JÜRGEN GOTTSCHLICH ÜBER ERDOGANS WAHLKAMPF IN DEUTSCHLAND
: Kampf um jede Stimme

Bei den Parlamentswahlen Anfang Juni wird letztlich über einen Systemwechsel entschieden

Die Auftritte von Recep Tayyip Erdogan in Deutschland sind berüchtigt. Immer wieder hat der frühere Ministerpräsident und heutige Präsident der Türkei bei Massenkundgebungen versucht, die Türken in Deutschland für seine Zwecke zu instrumentalisieren, immer wieder gab es deshalb Ärger mit deutschen Offiziellen. Dass es dieses Mal in Karlsruhe vor seiner Rede große Demonstrationen gab, hatte jedoch einen anderen Grund: Erdogan machte Wahlkampf für seine AKP, obwohl er laut Verfassung als Präsident politisch neutral sein muss. Erdogan Fans störte das nicht, Erdogan Gegner umso mehr.

In der Türkei finden am 7. Juni Parlamentswahlen statt, die letztlich über einen Systemwechsel im Land entscheiden. Bleibt es bei einer parlamentarischen Demokratie, bei all ihren Defiziten, die die Demokratie in der Türkei nach wie vor aufweist, oder gelingt es Erdogan, per Verfassungsänderung ein autoritäres Präsidialsystem mit sich selbst an der Spitze durchzusetzen, in dem die Demokratie mindestens für die nächsten zehn Jahre völlig suspendiert würde.

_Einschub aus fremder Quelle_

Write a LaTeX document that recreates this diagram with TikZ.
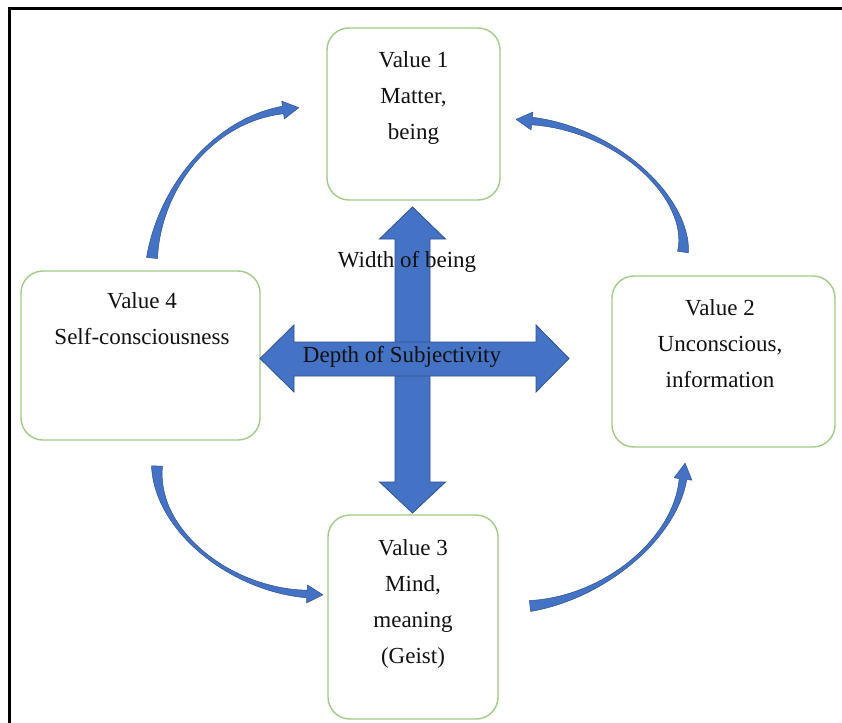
\documentclass[tikz,border=0pt]{standalone}
\usepackage{fontspec}
\setmainfont{Liberation Serif}
\usetikzlibrary{calc}
\definecolor{boxgreen}{HTML}{A0CC85}
\definecolor{arrowblue}{HTML}{4472C4}
\definecolor{arrowedge}{HTML}{2F528F}
\definecolor{textgrey}{HTML}{111111}
\tikzset{
  valuebox/.style={draw=boxgreen, line width=1.4pt, rounded corners=22pt, fill=white, inner sep=0pt},
  valuetext/.style={anchor=north, align=center, inner sep=0pt, text=textgrey, font=\fontsize{23}{36}\selectfont},
  crosstext/.style={inner sep=0pt, text=textgrey, font=\fontsize{23}{28}\selectfont},
  bigarrow/.style={fill=arrowblue, draw=arrowedge, line width=0.8pt, line join=miter},
  arcarrow/.style={fill=arrowblue, draw=arrowedge, line width=0.5pt, line join=round},
}
\newcommand\flowarc[4]{%
  \filldraw[arcarrow]
    ($(#1)!5.5pt!90:(#2)$) .. controls ($(#2)!1.3pt!90:(#3)$) and ($(#3)!1.3pt!90:(#4)$) .. ($(#4)!3.8pt!-90:(#3)$)
    -- ($(#4)!9pt!-90:(#3)$) -- ($(#4)!16pt!180:(#3)$) -- ($(#4)!9pt!90:(#3)$)
    -- ($(#4)!3.8pt!90:(#3)$) .. controls ($(#3)!1.3pt!-90:(#4)$) and ($(#2)!1.3pt!-90:(#3)$) .. ($(#1)!5.5pt!-90:(#2)$)
    -- cycle;}
\begin{document}
\begin{tikzpicture}[x=1pt,y=-1pt]
\useasboundingbox (0,0) rectangle (842,722);
\fill[white] (0,0) rectangle (842,722);
% frame
\draw[line width=3pt] (9.5,723) -- (9.5,9) -- (843,9);

% boxes
\node[valuebox, minimum width=173pt, minimum height=172pt] (v1) at (413.5,114) {};
\node[valuebox, minimum width=239pt, minimum height=169pt] (v4) at (140.5,355.5) {};
\node[valuebox, minimum width=223pt, minimum height=171pt] (v2) at (723.5,361.5) {};
\node[valuebox, minimum width=170pt, minimum height=204pt] (v3) at (413,617) {};

\node[valuetext] (t1) at (413.5,51.5) {Value 1\\Matter,\\being};
\node[valuetext] (t4) at (142,292.5) {Value 4\\Self-consciousness};
\node[valuetext] (t2) at (720,299) {Value 2\\Unconscious,\\information};
\node[valuetext] (t3) at (413,539) {Value 3\\Mind,\\meaning\\(Geist)};

% cross arrows
\filldraw[bigarrow] (412.5,207) -- (445.5,239) -- (430,239) -- (430,482) -- (445.5,482)
  -- (412.5,513) -- (379.5,482) -- (395,482) -- (395,239) -- (379.5,239) -- cycle;
\filldraw[bigarrow] (260,358.5) -- (294,325) -- (294,342) -- (536,342) -- (536,325)
  -- (569,358.5) -- (536,392) -- (536,376) -- (294,376) -- (294,392) -- cycle;
\node[crosstext] (wb) at (407,262) {Width of being};
\node[crosstext] (ds) at (402,357) {Depth of Subjectivity};

% curved arrows
\coordinate (a1s) at (152,258); \coordinate (a1c) at (160,185);
\coordinate (a1d) at (215,120); \coordinate (a1e) at (283,110);
\flowarc{a1s}{a1c}{a1d}{a1e}
\coordinate (a2s) at (683,252); \coordinate (a2c) at (690,200);
\coordinate (a2d) at (620,130); \coordinate (a2e) at (532,121);
\flowarc{a2s}{a2c}{a2d}{a2e}
\coordinate (a3s) at (157,466); \coordinate (a3c) at (155,530);
\coordinate (a3d) at (230,590); \coordinate (a3e) at (307,594);
\flowarc{a3s}{a3c}{a3d}{a3e}
\coordinate (a4s) at (530,606); \coordinate (a4c) at (603,598);
\coordinate (a4d) at (675,540); \coordinate (a4e) at (683,479);
\flowarc{a4s}{a4c}{a4d}{a4e}
\end{tikzpicture}
\end{document}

Die gesamte Opposition ist strikt dagegen, und selbst innerhalb der AKP ist das Projekt Präsidialsystem umstritten. Erdogan traut dem amtierenden Ministerpräsidenten Davutoglu nicht zu, die Massen für sein Einmannsystem wirklich zu begeistern, deshalb nimmt er den Wahlkampf selber in die Hand. Und, da es knapp werden wird und ein Einzug der kurdischen HDP ins Parlament eine verfassungsändernde Mehrheit verhindern würde, kämpft Erdogan auch um jede Stimme in Deutschland.

Tatsächlich trägt der bedenkenlose illegale Einsatz von Recep Tayyip Erdogan aber dazu bei, den Wählerinnen und Wählern klarzumachen, dass es bei einem erneuten Sieg des Präsidenten für längere Zeit das letzte Mal sein könnte, dass ihre Stimme zählt.